This guest post is from Helen Webster, an academic developer at Anglia Ruskin University. She’s particularly interested in digital literacy in Higher Education and has run several online programmes on social media for academics and students.
It’s long been recognised that digital technology has huge potential to enhance and even to revolutionise education, from the educational TV of the 1960s to the Virtual Learning Environments of the 1990s. Most recently, the Open Education movement promotes the use of Creative Commons licenses to allow learners and educators to use materials without falling foul of copyright legislation, and outside of traditional education contexts like universities. The latest innovation to capture the imagination of students, educators and the press are MOOCs – Massive Open Online Courses, offered for free by universities and other providers to as many students across the world as want to take them, packaging high quality content into a wide variety of interesting courses. You already have some MOOC experience – 23Things for Research is itself a sort of MOOC! Although the University of Oxford doesn’t officially participate in MOOCs currently, it does provide a wide range of OERs – Open Educational Resources – via Open Spires
But what makes the latest digital innovations in online learning so exciting is that social media enables learners to create, participate and share online, instead of just passively consuming educational content. We know that people learn something best when they’re actively exploring new ideas or solving problems together, rather than just being told about it or reading about it. And social media platforms facilitate this interactive learning via social networking tools, blogs, wikis, video and audio creating platforms, cloud storage and content curation, social bookmarking – all the tools, in fact, that you’re exploring in this programme!
Whether you’re participating in a MOOC or using online resources as part of informal professional development or to supplement your formal education, here are some suggestions for making social media an effective part of your learning approach:
Build a Personal Learning Network: Use networking platforms such as Twitter, Facebook or LinkedIn to connect to people who are interested in the same things, and who will share resources which may be useful to you. If you manage your learning network well, your Twitter or Facebook feed can become a stream of interesting, relevant and useful resources which people have shared or sent your way.

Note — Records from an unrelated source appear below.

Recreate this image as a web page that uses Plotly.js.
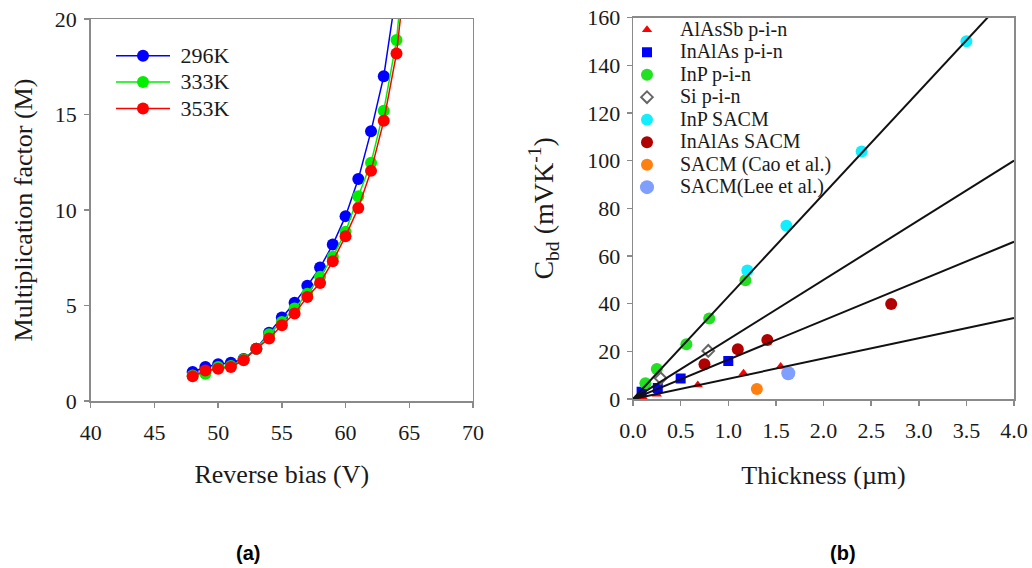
<!DOCTYPE html>
<html>
<head>
<meta charset="utf-8">
<script src="https://cdn.plot.ly/plotly-3.0.1.min.js"></script>
<style>html,body{margin:0;padding:0;background:#fff;}#chart{width:1032px;height:568px;}</style>
</head>
<body>
<div id="chart"></div>
<script>
// ---- Panel (a): multiplication factor vs reverse bias ----
const bias296 = [48,49,50,51,52,53,54,55,56,57,58,59,60,61,62,63,64];
const mult296 = [1.52,1.78,1.92,2.0,2.2,2.74,3.58,4.37,5.14,6.03,6.99,8.19,9.68,11.62,14.13,17.01,21.5];
const bias333 = [48,49,50,51,52,53,54,55,56,57,58,59,60,61,62,63,64,65];
const mult333 = [1.34,1.43,1.78,1.83,2.17,2.74,3.49,4.14,4.84,5.62,6.5,7.55,8.86,10.72,12.47,15.2,18.9,25.8];
const bias353 = [48,49,50,51,52,53,54,55,56,57,58,59,60,61,62,63,64,65];
const mult353 = [1.29,1.6,1.69,1.78,2.13,2.74,3.27,3.97,4.58,5.45,6.18,7.32,8.63,10.11,12.05,14.67,18.2,24.2];
const tempLabels = ['296K','333K','353K'];

// ---- Panel (b): Cbd vs thickness ----
const alassbPinX = [0.1,0.25,0.68,1.16,1.55];
const alassbPinY = [1.0,2.0,5.9,10.8,13.6];
const inalasPinX = [0.09,0.26,0.5,1.0];
const inalasPinY = [3.0,4.6,8.6,16.0];
const inpPinX = [0.13,0.25,0.56,0.80,1.18];
const inpPinY = [6.6,12.6,23.0,33.8,49.8];
const siPinX = [0.29,0.79];
const siPinY = [8.7,20.2];
const inpSacmX = [1.20,1.61,2.40,3.50];
const inpSacmY = [53.9,72.7,103.9,150.1];
const inalasSacmX = [0.75,1.10,1.41,2.71];
const inalasSacmY = [14.6,20.9,24.8,39.9];
const caoX = [1.30];
const caoY = [4.2];
const leeX = [1.63];
const leeY = [10.8];
const seriesNames = ['AlAsSb p-i-n','InAlAs p-i-n','InP p-i-n','Si p-i-n','InP SACM','InAlAs SACM','SACM (Cao et al.)','SACM(Lee et al.)'];
// fitted lines through origin (end points)
const fitX = [0, 4];
const fitY1 = [0, 172];
const fitY2 = [0, 100];
const fitY3 = [0, 66];
const fitY4 = [0, 34];

const serif = 'Liberation Serif, Times New Roman, serif';
const txt = '#1a1a1a';
const big = (s, px) => '<span style="font-size:' + px + 'px">' + s + '</span>';

const traces = [];
const lcols = ['#0000ff','#00ee00','#ff0000'];
[[bias296,mult296],[bias333,mult333],[bias353,mult353]].forEach((d,i) => {
  traces.push({
    x: d[0], y: d[1], type: 'scatter', mode: 'lines+markers',
    name: big('&#160;' + tempLabels[i], 22), xaxis: 'x', yaxis: 'y', legend: 'legend',
    line: {color: lcols[i], width: 1.5},
    marker: {color: lcols[i], size: 12, symbol: 'circle'}
  });
});

const pts = [
  [alassbPinX, alassbPinY, '#ff0000', 'triangle-up', 9, null],
  [inalasPinX, inalasPinY, '#0000ff', 'square', 10, null],
  [inpPinX, inpPinY, '#22e022', 'circle', 12, null],
  [siPinX, siPinY, '#666666', 'diamond-open', 9, 2],
  [inpSacmX, inpSacmY, '#11eeff', 'circle', 12, null],
  [inalasSacmX, inalasSacmY, '#b00000', 'circle', 12, null],
  [caoX, caoY, '#ff7f10', 'circle', 12, null],
  [leeX, leeY, '#7f9fff', 'circle', 14, null]
];
pts.forEach((p, i) => {
  const mk = {color: p[2], size: p[4], symbol: p[3]};
  if (p[5]) mk.line = {color: p[2], width: p[5]};
  traces.push({
    x: p[0], y: p[1], type: 'scatter', mode: 'markers',
    name: big(seriesNames[i], 20), xaxis: 'x2', yaxis: 'y2', legend: 'legend2',
    marker: mk
  });
});
[fitY1, fitY2, fitY3, fitY4].forEach(fy => {
  traces.push({
    x: fitX, y: fy, type: 'scatter', mode: 'lines', showlegend: false,
    xaxis: 'x2', yaxis: 'y2', line: {color: '#111', width: 2}, hoverinfo: 'skip'
  });
});

const axBase = {
  showgrid: false, zeroline: false, showline: true, mirror: true,
  linecolor: '#8a8a8a', linewidth: 1.5, ticks: 'outside', ticklen: 5,
  tickcolor: '#8a8a8a', tickwidth: 1.5,
  tickfont: {family: serif, size: 22, color: txt}
};

const layout = {
  width: 1032, height: 568,
  margin: {l: 0, r: 0, t: 0, b: 0},
  paper_bgcolor: '#fff', plot_bgcolor: '#fff',
  font: {family: serif, color: txt},
  xaxis: Object.assign({}, axBase, {
    domain: [0.0879, 0.4583], range: [40, 70], dtick: 5, anchor: 'y', ticklabelstandoff: 6,
    title: {text: 'Reverse bias (V)', font: {family: serif, size: 26, color: txt}, standoff: 21}
  }),
  yaxis: Object.assign({}, axBase, {
    domain: [0.294, 0.9665], range: [0, 20], dtick: 5, anchor: 'x', ticklabelstandoff: 3,
    title: {text: 'Multiplication factor (M)', font: {family: serif, size: 26, color: txt}, standoff: 14}
  }),
  xaxis2: Object.assign({}, axBase, {
    domain: [0.6134, 0.9826], range: [0, 4], dtick: 0.5, tickformat: '.1f', anchor: 'y2', ticklabelstandoff: 6,
    title: {text: 'Thickness (µm)', font: {family: serif, size: 26, color: txt}, standoff: 24}
  }),
  yaxis2: Object.assign({}, axBase, {
    domain: [0.2975, 0.9688], range: [0, 160], dtick: 20, anchor: 'x2', ticklabelstandoff: 2,
    title: {text: 'C<sub>bd</sub> (mVK<sup>-1</sup>)', font: {family: serif, size: 28, color: txt}, standoff: 25}
  }),
  legend: {
    x: 111 / 1032, y: 0.934, xanchor: 'left', yanchor: 'top',
    bgcolor: 'rgba(0,0,0,0)', borderwidth: 0, itemwidth: 54,
    font: {family: serif, size: 18, color: txt}
  },
  legend2: {
    x: 614 / 1032, y: 0.9764, xanchor: 'left', yanchor: 'top',
    bgcolor: 'rgba(0,0,0,0)', borderwidth: 0, itemwidth: 56,
    font: {family: serif, size: 15, color: txt}
  },
  showlegend: true,
  annotations: [
    {text: '<b>(a)</b>', x: 0.2403, y: 0.0264, xref: 'paper', yref: 'paper', showarrow: false,
     xanchor: 'center', yanchor: 'middle',
     font: {family: 'Liberation Sans, Arial, sans-serif', size: 20, color: '#000'}},
    {text: '<b>(b)</b>', x: 0.8169, y: 0.0264, xref: 'paper', yref: 'paper', showarrow: false,
     xanchor: 'center', yanchor: 'middle',
     font: {family: 'Liberation Sans, Arial, sans-serif', size: 20, color: '#000'}}
  ]
};

Plotly.newPlot('chart', traces, layout, {displayModeBar: false, staticPlot: true});
</script>
</body>
</html>
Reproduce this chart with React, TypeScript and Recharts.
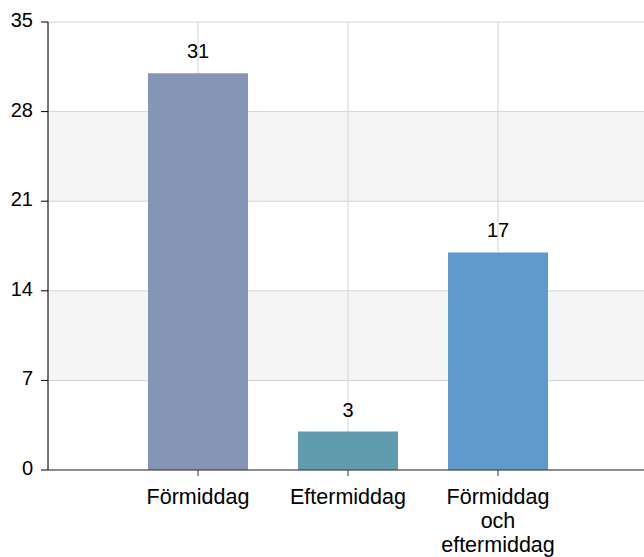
import { BarChart, Bar, XAxis, YAxis, CartesianGrid, Cell, LabelList } from 'recharts';

const categories = ['Förmiddag', 'Eftermiddag', 'Förmiddag och eftermiddag'];
const counts = [31, 3, 17];
const yTicks = [0, 7, 14, 21, 28, 35];

const barColors = ['#8595b5', '#619bae', '#5e9acb'];

const data = categories.map((name, i) => ({ name, value: counts[i] }));

const FONT = '"Liberation Sans", Arial, sans-serif';

// greedy word wrap, roughly the width of one bar
const wrap = (label: string, maxChars = 11) => {
  const lines: string[] = [];
  let cur = '';
  label.split(' ').forEach((w) => {
    if (!cur) cur = w;
    else if ((cur + ' ' + w).length <= maxChars) cur += ' ' + w;
    else {
      lines.push(cur);
      cur = w;
    }
  });
  if (cur) lines.push(cur);
  return lines;
};

const XTick = ({ x, y, payload }: any) => {
  const lines = wrap(String(payload.value));
  return (
    <text x={x} y={y} textAnchor="middle" fill="#000" fontSize={21.5} fontFamily={FONT}>
      {lines.map((l, i) => (
        <tspan key={i} x={x} y={y + 25.5 + i * 24}>
          {l}
        </tspan>
      ))}
    </text>
  );
};

const YTick = ({ x, y, payload }: any) => (
  <text x={x - 6} y={y + 5} textAnchor="end" fill="#000" fontSize={20} fontFamily={FONT}>
    {payload.value}
  </text>
);

const TopLabel = ({ x, y, width, value }: any) => (
  <text
    x={x + width / 2}
    y={y - 15}
    textAnchor="middle"
    fill="#000"
    fontSize={20}
    fontFamily={FONT}
  >
    {value}
  </text>
);

const App = () => {
  return (
    <div
      style={{
        position: 'absolute',
        left: 0,
        top: 0,
        width: 644,
        height: 557,
        overflow: 'hidden',
        background: '#fff',
      }}
    >
      <BarChart
        width={648}
        height={557}
        data={data}
        margin={{ top: 22, right: 0, left: 0, bottom: 27 }}
      >
        <CartesianGrid
          stroke="#d4d4d4"
          horizontalFill={['#ffffff', '#f5f5f5']}
          fillOpacity={1}
        />
        <XAxis
          dataKey="name"
          height={60}
          padding={{ left: 75, right: 75 }}
          interval={0}
          tick={<XTick />}
          tickSize={6}
          axisLine={{ stroke: '#333' }}
          tickLine={{ stroke: '#333' }}
        />
        <YAxis
          width={48}
          domain={[0, 35]}
          ticks={yTicks}
          tick={<YTick />}
          tickSize={7}
          axisLine={{ stroke: '#000' }}
          tickLine={{ stroke: '#000' }}
        />
        <Bar dataKey="value" barSize={100} isAnimationActive={false}>
          {data.map((d, i) => (
            <Cell key={d.name} fill={barColors[i]} />
          ))}
          <LabelList dataKey="value" content={<TopLabel />} />
        </Bar>
      </BarChart>
    </div>
  );
};

export default App;
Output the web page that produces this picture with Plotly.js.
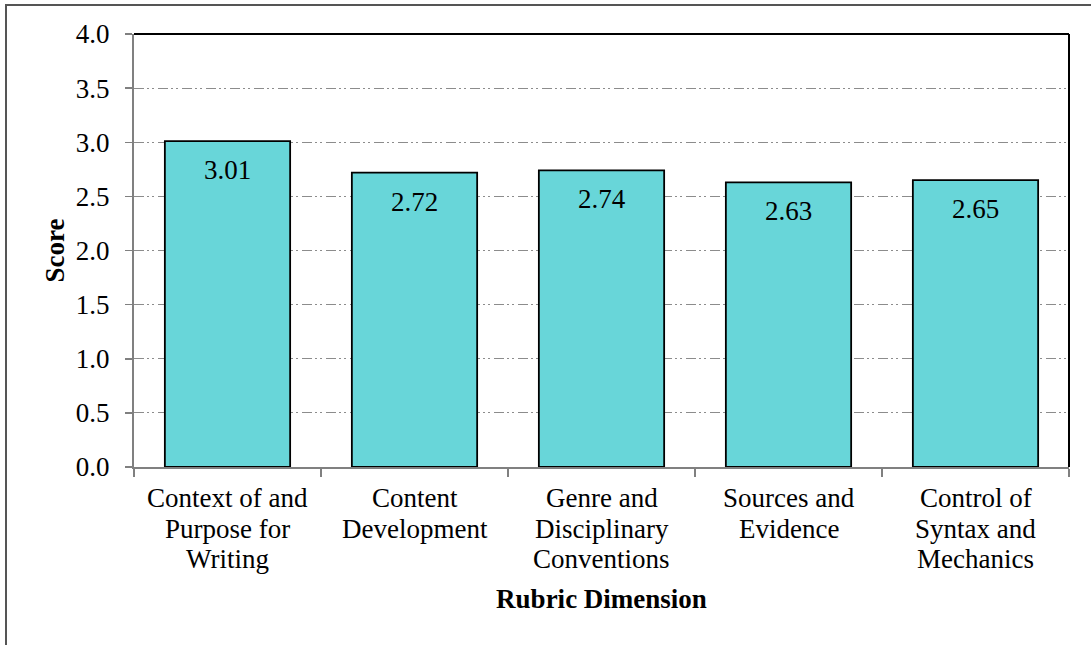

Curate and manage: Make sure you have a robust system for finding interesting content again when you’ve discovered it, using curation apps like Pocket, Mendeley, Evernote or Delicious (editor’s note to participants: most of these these aren’t an official ‘Thing’, but we’ll cover them a bit in Week 8). That way, you’ll be able to dig it out again for yourself or for others when you need to. Use tagging and metadata well, and you’ll not only be able to build up a personal library of resources, but you’ll be able to curate and share a collection which others will find useful too.
Create and share: You can learn quite a lot by lurking online and consuming content, but you will learn even more by making things yourself. Blogging, tweeting, creating and sharing Slideshares, infographics or videos will help you to process and articulate what you’ve learned at a deeper level, and well as developing your digital skills. What’s more, by sharing these artefacts, you’ll be helping others to learn from you, getting feedback from them on your own learning, evidencing your development and promoting your expertise. Many of these tools make it easy to create and share materials, meaning that it’s not just teachers and publishers these days who get to make learning materials; learner-generated materials are just as valuable a part of the process. It’s certainly more creative than just writing essays!
Interact and participate: Liking, sharing, retweeting and better still, responding, commenting and reblogging will help to build connections between you and others in your personal learning network. These social networks thrive on reciprocity, and your feedback, questions and encouragement will not only help others to learn, but will help you develop your own critical skills, start useful conversations and make new contacts to collaborate and share with. As well as making it more likely that others will do the same for you!
The internet has vast potential as a learning resource, but that is greatly increased when it’s not just a ‘broadcast’ medium through which you can passively consume content, but a social space where you participate, interact and contribute to the learning resources available.